### SET PROBLEM:
Can you pull out each line of the data below that includes the word "matplotlib"?

### EXTRACTED MATERIAL:

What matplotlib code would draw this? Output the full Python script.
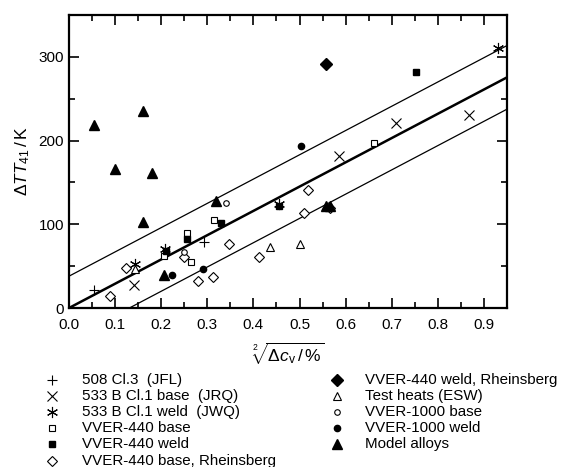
import numpy as np
import matplotlib.pyplot as plt
from matplotlib.ticker import MultipleLocator

plt.rcParams['font.family'] = ['Liberation Sans', 'DejaVu Sans']
plt.rcParams['mathtext.fontset'] = 'custom'
plt.rcParams['mathtext.rm'] = 'Liberation Sans'
plt.rcParams['mathtext.it'] = 'Liberation Sans:italic'

# data: x = sqrt(delta c_v / %), y = delta TT41 / K
jfl_x = [0.055, 0.293]
jfl_y = [21, 79]
jrq_x = [0.142, 0.586, 0.709, 0.868]
jrq_y = [27, 181, 221, 230]
jwq_x = [0.143, 0.208, 0.456, 0.930]
jwq_y = [53, 70, 124, 311]
v440_base_x = [0.206, 0.257, 0.265, 0.314, 0.662]
v440_base_y = [62, 90, 55, 105, 197]
v440_weld_x = [0.210, 0.257, 0.330, 0.456, 0.753]
v440_weld_y = [68, 83, 102, 122, 282]
v440_base_rh_x = [0.089, 0.123, 0.249, 0.279, 0.312, 0.348, 0.413, 0.510, 0.518, 0.566]
v440_base_rh_y = [14, 48, 61, 32, 37, 77, 61, 113, 141, 119]
v440_weld_rh_x = [0.557]
v440_weld_rh_y = [291]
esw_x = [0.143, 0.436, 0.501]
esw_y = [47, 73, 76]
v1000_base_x = [0.249, 0.340]
v1000_base_y = [67, 126]
v1000_weld_x = [0.223, 0.290, 0.503]
v1000_weld_y = [39, 47, 193]
model_x = [0.055, 0.100, 0.161, 0.161, 0.180, 0.206, 0.318, 0.557, 0.566]
model_y = [219, 166, 235, 103, 161, 39, 128, 122, 122]

# fit line and scatter band
slope = 290.0
band = 38.0

series = [
    ("508 Cl.3  (JFL)", jfl_x, jfl_y, dict(marker='+', ms=7, mew=0.8, color='k')),
    ("533 B Cl.1 base  (JRQ)", jrq_x, jrq_y, dict(marker='x', ms=6.5, mew=0.8, color='k')),
    ("533 B Cl.1 weld  (JWQ)", jwq_x, jwq_y, dict(marker=(6, 2, 0), ms=8, mew=0.8, color='k')),
    ("VVER-440 base", v440_base_x, v440_base_y, dict(marker='s', ms=4, mew=0.8, mfc='white', color='k')),
    ("VVER-440 weld", v440_weld_x, v440_weld_y, dict(marker='s', ms=4, color='k')),
    ("VVER-440 base, Rheinsberg", v440_base_rh_x, v440_base_rh_y, dict(marker='D', ms=5.5, mew=0.8, mfc='white', color='k')),
    ("VVER-440 weld, Rheinsberg", v440_weld_rh_x, v440_weld_rh_y, dict(marker='D', ms=6, color='k')),
    ("Test heats (ESW)", esw_x, esw_y, dict(marker='^', ms=6, mew=0.8, mfc='white', color='k')),
    ("VVER-1000 base", v1000_base_x, v1000_base_y, dict(marker='o', ms=4, mew=0.8, mfc='white', color='k')),
    ("VVER-1000 weld", v1000_weld_x, v1000_weld_y, dict(marker='o', ms=4.5, color='k')),
    ("Model alloys", model_x, model_y, dict(marker='^', ms=7, color='k')),
]

fig = plt.figure(figsize=(5.66, 4.67), dpi=100)
ax = fig.add_axes([69 / 566, 1 - 308 / 467, 438 / 566, 293 / 467])

xl = np.array([0.0, 0.95])
ax.plot(xl, slope * xl, color='k', lw=1.8)
ax.plot(xl, slope * xl + band, color='k', lw=0.9)
ax.plot(xl, slope * xl - band, color='k', lw=0.9)

for name, xs, ys, st in series:
    ax.plot(xs, ys, ls='none', **st)

ax.set_xlim(0, 0.95)
ax.set_ylim(0, 350)
ax.xaxis.set_major_locator(MultipleLocator(0.1))
ax.xaxis.set_minor_locator(MultipleLocator(0.05))
ax.yaxis.set_major_locator(MultipleLocator(100))
ax.yaxis.set_minor_locator(MultipleLocator(50))
ax.tick_params(which='both', direction='in', top=True, right=True, labelsize=11, width=1.2)
ax.tick_params(which='major', length=7)
ax.tick_params(which='minor', length=4.5)
ax.tick_params(axis='x', pad=7)
ax.set_yticks([0, 100, 200, 300])
ax.set_xticks(np.arange(0, 0.95, 0.1))
ax.set_xticklabels([f"{v:.1f}" for v in np.arange(0, 0.95, 0.1)])
for sp in ax.spines.values():
    sp.set_linewidth(1.6)

ax.set_xlabel(r'$\sqrt[2]{\Delta c_{\mathrm{v}}\,/\,\%}$', fontsize=12.5, labelpad=7)
ax.set_ylabel(r'$\Delta TT_{41}\,/\,\mathrm{K}$', fontsize=12.5, labelpad=5)

# legend drawn in pixel coordinates below the axes
lax = fig.add_axes([0, 0, 1, 1])
lax.set_xlim(0, 566)
lax.set_ylim(467, 0)
lax.axis('off')
col_x = [(52, 82), (337, 365)]
for i, (name, xs, ys, st) in enumerate(series):
    col = 0 if i < 6 else 1
    row = i if i < 6 else i - 6
    y = 380 + row * 16.1
    mx, tx = col_x[col]
    lax.plot([mx], [y], ls='none', **st)
    lax.text(tx, y, name, fontsize=10.9, va='center', ha='left')

fig.savefig('out.png', dpi=100)
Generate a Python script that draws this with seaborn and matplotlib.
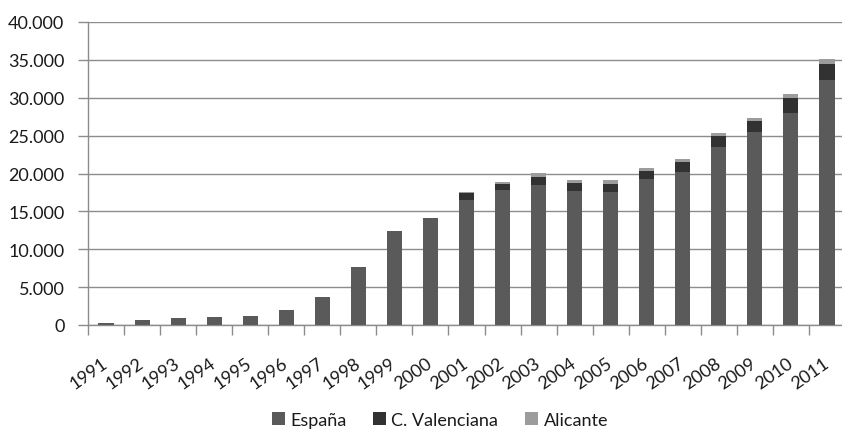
import numpy as np
import pandas as pd
import matplotlib
matplotlib.use("Agg")
import matplotlib.pyplot as plt
from matplotlib.patches import Patch
from matplotlib.ticker import FuncFormatter, MultipleLocator
import seaborn as sns

years = [str(y) for y in range(1991, 2012)]
espana = [310, 620, 880, 1060, 1190, 2030, 3740, 7700, 12400, 14100,
          16540, 17800, 18530, 17690, 17560, 19230, 20250, 23530, 25420, 27940, 32360]
c_valenciana = [0, 0, 0, 0, 0, 0, 0, 0, 0, 0,
                830, 860, 1020, 1100, 1100, 1160, 1290, 1400, 1500, 1990, 2120]
alicante = [0, 0, 0, 0, 0, 0, 0, 0, 0, 0,
            190, 230, 530, 310, 440, 390, 440, 450, 450, 570, 620]
series_names = ["España", "C. Valenciana", "Alicante"]
colors = ["#5a5a5a", "#323232", "#9c9c9c"]

sns.set_theme(style="white")
plt.rcParams["font.family"] = ["Lato", "DejaVu Sans"]

df = pd.DataFrame({
    "year": years,
    "espana": espana,
    "cv": c_valenciana,
    "alicante": alicante,
})
df["lvl1"] = df["espana"]
df["lvl2"] = df["lvl1"] + df["cv"]
df["lvl3"] = df["lvl2"] + df["alicante"]

W, H = 842, 431
fig = plt.figure(figsize=(W / 100, H / 100), dpi=100)
ax = fig.add_axes([88 / W, (H - 326) / H, 757 / W, 303 / H])

# stacked bars: draw cumulative totals from the top segment down
for col, color in zip(["lvl3", "lvl2", "lvl1"], [colors[2], colors[1], colors[0]]):
    sns.barplot(data=df, x="year", y=col, color=color, width=0.42,
                saturation=1, ax=ax, zorder=3, linewidth=0)

ax.set_ylim(0, 40000)
ax.set_xlim(-0.5, len(years) - 0.5)
ax.yaxis.set_major_locator(MultipleLocator(5000))
ax.yaxis.set_major_formatter(FuncFormatter(lambda v, p: f"{int(v):,}".replace(",", ".")))
ax.grid(axis="y", color="#8c8c8c", linewidth=1.0, zorder=0)
ax.set_axisbelow(True)

for side in ["top", "right"]:
    ax.spines[side].set_visible(False)
for side in ["left", "bottom"]:
    ax.spines[side].set_color("#8c8c8c")
    ax.spines[side].set_linewidth(1.0)

ax.set_xlabel("")
ax.set_ylabel("")
ax.tick_params(axis="y", which="major", length=7, width=1, color="#8c8c8c",
               pad=10, labelsize=13, labelcolor="#1a1a1a", left=True)
ax.set_xticks(np.arange(-0.5, len(years), 1.0), minor=True)
ax.tick_params(axis="x", which="minor", length=7, width=1, color="#8c8c8c", bottom=True)
ax.tick_params(axis="x", which="major", length=0, pad=26, labelsize=13,
               labelcolor="#1a1a1a")
for lbl in ax.get_xticklabels():
    lbl.set_rotation(35)
    lbl.set_rotation_mode("anchor")
    lbl.set_ha("right")
    lbl.set_va("center")

handles = [Patch(facecolor=c, edgecolor="none") for c in colors]
fig.legend(handles, series_names, loc="center", bbox_to_anchor=(440 / W, 1 - 421 / H),
           ncol=3, frameon=False, fontsize=13, handlelength=0.7, handleheight=0.7,
           handletextpad=0.3, columnspacing=1.5, labelcolor="#1a1a1a")

fig.savefig("out.png", dpi=100)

### COMPLETE RESPONSE:
What matplotlib code would draw this? Output the full Python script.
import matplotlib.pyplot as plt
from matplotlib.ticker import MultipleLocator
Generate a Python script that draws this with seaborn and matplotlib.
import matplotlib
matplotlib.use("Agg")
import matplotlib.pyplot as plt
from matplotlib.patches import Patch
from matplotlib.ticker import FuncFormatter, MultipleLocator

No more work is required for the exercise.